Traditional providers will have to adjust their tariffs and improve the quality of their services in order to stay in business.
At the present time, cable Internet is cheaper and more reliable, but this will change once 4G network is refined, says Bilousov. Traditional providers will have to adjust their tariffs and improve the quality of their services in order to stay in business. In such circumstances, the end users — Ukrainian citizens in this case — are always the beneficiaries.
Development of media and civil society
Since the events of Euromaidan and during the ongoing Ukraine-Russia war in Donbas, the Internet has been deeply transforming Ukrainian journalism and helping civil society to hold the government accountable. Newsrooms have been actively use different types of videos to attract their audience, including live streaming on Facebook. This social network has become an important source of news for Ukrainians. Over 10 million of them are registered on Facebook. Therefore, most outlets invest time and effort in communicating with their audiences on Facebook. As a result, the most popular news-related Facebook pages have over 1 million fans.
Social media outlets have become a key platform for Ukraine’s civil society.

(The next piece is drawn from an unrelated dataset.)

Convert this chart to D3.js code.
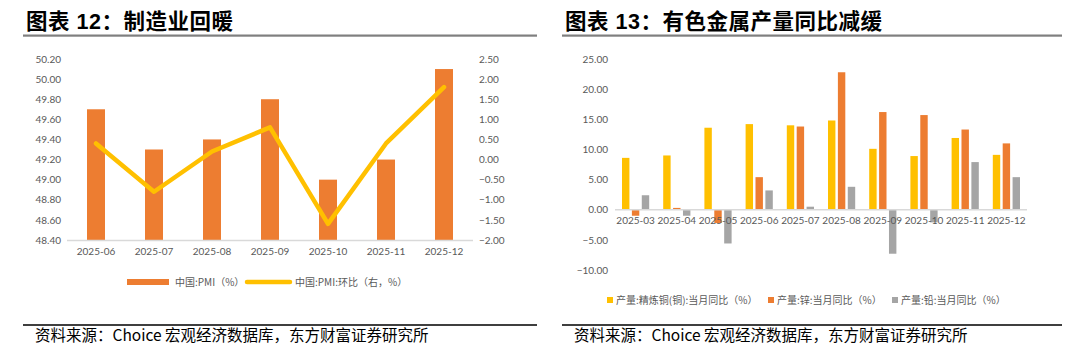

Social media outlets have also become a key platform for Ukraine’s civil society. Facebook, Twitter and YouTube are the tools which activists and NGOs use to mobilise the active part of Ukrainian citizens in order to oversee the reform process, hold officials accountable, or support the Ukrainian army in Donbas — the range of activities is wide. Social media helps to coordinate the efforts of hundreds of volunteer groups, investigate Russian media manipulation techniques, to track Russian military units deployed in Ukraine.

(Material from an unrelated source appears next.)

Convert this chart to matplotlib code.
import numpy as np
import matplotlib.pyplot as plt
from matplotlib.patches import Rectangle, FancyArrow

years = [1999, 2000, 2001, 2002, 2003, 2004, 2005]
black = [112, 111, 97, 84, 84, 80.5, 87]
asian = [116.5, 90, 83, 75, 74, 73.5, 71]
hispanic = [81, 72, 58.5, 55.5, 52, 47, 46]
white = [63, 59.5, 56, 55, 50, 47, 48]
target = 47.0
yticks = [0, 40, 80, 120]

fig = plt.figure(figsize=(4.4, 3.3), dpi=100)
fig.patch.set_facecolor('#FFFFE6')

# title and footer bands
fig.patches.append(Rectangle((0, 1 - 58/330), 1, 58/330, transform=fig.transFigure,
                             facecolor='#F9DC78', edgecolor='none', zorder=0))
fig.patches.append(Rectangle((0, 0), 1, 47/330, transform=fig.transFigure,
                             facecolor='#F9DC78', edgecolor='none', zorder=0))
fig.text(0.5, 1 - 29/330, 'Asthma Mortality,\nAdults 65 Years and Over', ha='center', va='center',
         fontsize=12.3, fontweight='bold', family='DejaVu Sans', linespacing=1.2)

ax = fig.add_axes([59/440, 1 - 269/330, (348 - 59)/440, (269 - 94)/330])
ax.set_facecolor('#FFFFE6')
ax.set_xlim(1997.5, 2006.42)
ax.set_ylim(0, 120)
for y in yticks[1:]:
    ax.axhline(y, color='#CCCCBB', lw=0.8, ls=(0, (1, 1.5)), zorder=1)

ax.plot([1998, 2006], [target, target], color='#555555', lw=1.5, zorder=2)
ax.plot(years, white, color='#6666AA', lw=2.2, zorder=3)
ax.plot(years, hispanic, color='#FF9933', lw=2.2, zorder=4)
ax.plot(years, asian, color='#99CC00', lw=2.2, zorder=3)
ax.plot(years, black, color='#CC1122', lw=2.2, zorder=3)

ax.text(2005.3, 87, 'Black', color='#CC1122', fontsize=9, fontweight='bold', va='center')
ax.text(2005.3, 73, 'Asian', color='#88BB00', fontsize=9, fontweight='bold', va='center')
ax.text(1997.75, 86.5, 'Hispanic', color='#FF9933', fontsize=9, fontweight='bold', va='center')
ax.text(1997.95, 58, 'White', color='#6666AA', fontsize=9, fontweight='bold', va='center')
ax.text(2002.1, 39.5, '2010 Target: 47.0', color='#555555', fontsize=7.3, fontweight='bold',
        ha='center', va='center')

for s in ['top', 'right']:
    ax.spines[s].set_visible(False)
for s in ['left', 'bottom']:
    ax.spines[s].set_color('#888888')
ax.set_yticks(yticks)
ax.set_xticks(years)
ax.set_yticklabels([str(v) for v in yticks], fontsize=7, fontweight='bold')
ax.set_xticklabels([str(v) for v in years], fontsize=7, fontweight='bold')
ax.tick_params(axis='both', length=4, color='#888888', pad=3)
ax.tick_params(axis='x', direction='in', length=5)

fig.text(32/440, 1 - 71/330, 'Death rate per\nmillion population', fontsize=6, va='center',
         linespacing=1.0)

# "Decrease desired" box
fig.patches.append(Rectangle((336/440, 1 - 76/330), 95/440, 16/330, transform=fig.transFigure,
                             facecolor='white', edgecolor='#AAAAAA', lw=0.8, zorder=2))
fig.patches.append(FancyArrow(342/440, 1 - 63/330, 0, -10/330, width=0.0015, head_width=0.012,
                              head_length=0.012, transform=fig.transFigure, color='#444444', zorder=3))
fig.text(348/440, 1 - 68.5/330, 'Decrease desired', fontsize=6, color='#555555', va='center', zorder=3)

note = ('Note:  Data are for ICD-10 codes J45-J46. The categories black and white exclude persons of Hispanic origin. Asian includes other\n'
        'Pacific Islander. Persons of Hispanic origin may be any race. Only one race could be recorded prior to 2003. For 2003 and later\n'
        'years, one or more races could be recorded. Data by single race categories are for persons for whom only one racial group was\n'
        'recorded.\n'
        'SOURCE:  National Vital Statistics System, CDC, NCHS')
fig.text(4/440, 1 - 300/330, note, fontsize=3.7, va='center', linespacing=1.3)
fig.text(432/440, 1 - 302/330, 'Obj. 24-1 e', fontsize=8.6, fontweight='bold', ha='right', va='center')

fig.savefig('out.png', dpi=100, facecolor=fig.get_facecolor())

4G will make all these activities more easy and accessible to Ukrainian citizens.
Development of businesses
The most obvious winners of the introduction of 4G are smartphone sellers and mobile carriers — the number of their clients will increase as more and more Ukrainians get interested in the new technology.
However, other businesses will also benefit from the “Internet of Things” — a network of physical devices, vehicles, home appliances and other items connected to the Internet, which enables these objects to connect with each other and exchange data. 3G speed is hardly enough for this, but 4G will provide sufficient capacity.
There are countless applications for this principle. For instance, German farmers use sensors in soil which gather data about crops and send it to a cloud server. This data can be viewed later on a smartphone or laptop and allows farmers to increase the effectiveness of their farms.
Furthermore, businesses will become less dependent on offices, as their online customer base will be comparable to an offline one. Many Ukrainians are already using the Internet to promote and sell their products. A notable example is Veterano Brownie which is being run by Roman Nabozhniak, a veteran of the war in Donbas, and his wife Julia. They use Facebook and Instagram to take orders and handle the delivery of their product — brownies.
The Ukrainian IT sector will enjoy a major boost.
The Ukrainian IT sector will also enjoy a major boost. It is already booming and outsourcing services to European or American customers. With the introduction of 4G, Ukrainian IT clusters will be able to use new technologies and will, as a result, become more efficient.
Synchronisation with international standards
The introduction of 4G in Ukraine brings the national mobile network closer to international standards and paves the way for international cooperation. For instance, there is talk of Ukraine’s integration into the EU Digital Single Market. If this were to happen, Ukrainians — regular citizens and businesses alike — would benefit from better access to EU-wide online goods.
They would also encounter fewer barriers — as there are talks about mutual cancellation of roaming charges as well. In this regard, 4G in Ukraine would also be beneficial for the development of tourism in both directions. Tourists from abroad would have better access to high-speed Internet and, therefore, Ukraine’s sphere of services would eventually adjust and become more oriented towards digital technologies and digital marketing.